Action Target is an American manufacturer of custom shooting ranges and portable steel targets for military, law enforcement, Special Forces groups, tactical training schools, and commercial applications based in Provo, Utah. Since its founding in 1985, Action Target has increased its inventory to include over 4,000 products. The company designs, delivers, and installs indoor and outdoor range equipment throughout the world.

Mike Birch has been Chief Operating Officer since 2014. His predecessor, John Curtis, was a partner in the firm who was elected the mayor of Provo in 2008 and U.S. Representative for Utah's 3rd congressional district in 2016.

==History==
Action Target was founded in 1986 by Kyle Bateman and Addison Sovine to address a need they saw with law enforcement training, and operated out of Bateman's bedroom at first. They soon moved to a larger facility near the Interstate 15 freeway in Provo before moving to a manufacturing facility nearby next to a residential neighborhood.

In 1989, the company moved into manufacturing facilities on the west side of Provo on a property formerly housed a wrecking yard. Throughout the next fifteen years, Action Target expanded and built several large buildings to house its manufacturing. In late 2003 or early 2004, the company donated land to Provo City in order to extend the street and provide an alternate route for delivery trucks, as well as offering to purchase properties to create a buffer zone between its facilities and those of residential neighbors.

The company produced two bullet-proof training villages for use by the U.S. Army in 2005, a contract worth $3 million. U.S. Congressman, Chris Cannon, participated in a demonstration of a similar facility created for use by Utah County police departments, including those from Provo, Brigham Young University, and Orem.

In 2007, the city of Provo began consideration of purchasing the property where Action Target was located in west Provo. The property owned by the company in west Provo was approved for purchase by the end of that same year. The city of Provo then approved several bonds in November as incentives for Action Target to move to a new industrial park in the southeast corner of the city.

The new industrial business park is the former home of an iron mill closed down in the 1960s. Provo City allowed Action Target to use its tax-exempt status to help secure financing for the costs of moving and building the new facility in the industrial park. The industrial park was part of an infrastructure improvement paid for by a $2 million federal grant.

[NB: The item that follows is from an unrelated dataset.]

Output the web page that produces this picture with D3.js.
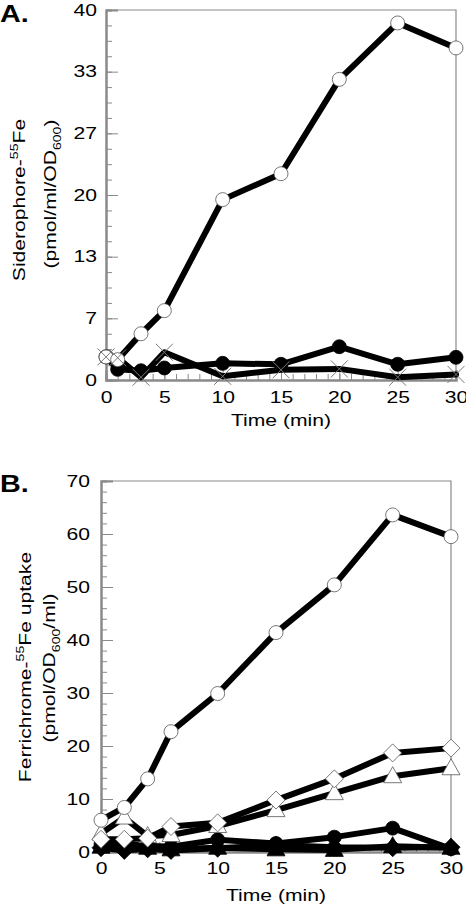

After breaking ground in September 2008, the company began building a new facility which significantly increased its office space and manufacturing capacity. The new building allowed the company to have all their facilities in one location. They began moving into the new facility in August 2009 and officially opened the new facility in November that same year.

==Projects==
Action Target has built some of the largest shooting ranges in the world, including the Federal Law Enforcement Training Center, the range at the FBI Academy, Sûreté du Québec, the United States Secret Service, and the Los Angeles Police Department Training Center. Between 2000 and 2008, the company was awarded $42.9 million in US government contracts. In late 2004, the company completed an 11-building training facility for use in Iraq by the multi-national forces stationed there. The company trains members of law enforcement agencies from around the world, according to its website.

==Environmental impact==
Residential neighbors of Action Target's former facilities in west Provo often complained to police and to the city council in 2004 and 2005 about noise, paint fumes, and other pollution, as well as damage caused to fences by delivery trucks and firing of guns for testing. The company has been cited on at least one occasion.

Provo City followed up in June 2004 with a list of issues with which the company had to comply. Two local residents photographed employees of Action Target painting outside in September 2005, which they claimed was against the zoning for the area. The residents were members of a neighborhood watch program, and one was later dismissed from the program by the Provo Police. The new facility in southeast Provo is in an industrial business park with no residential areas nearby.

Action Target was mentioned in a 2009 USA Today report as emitting the chemical xylene, which has been shown to cause many different negative health effects.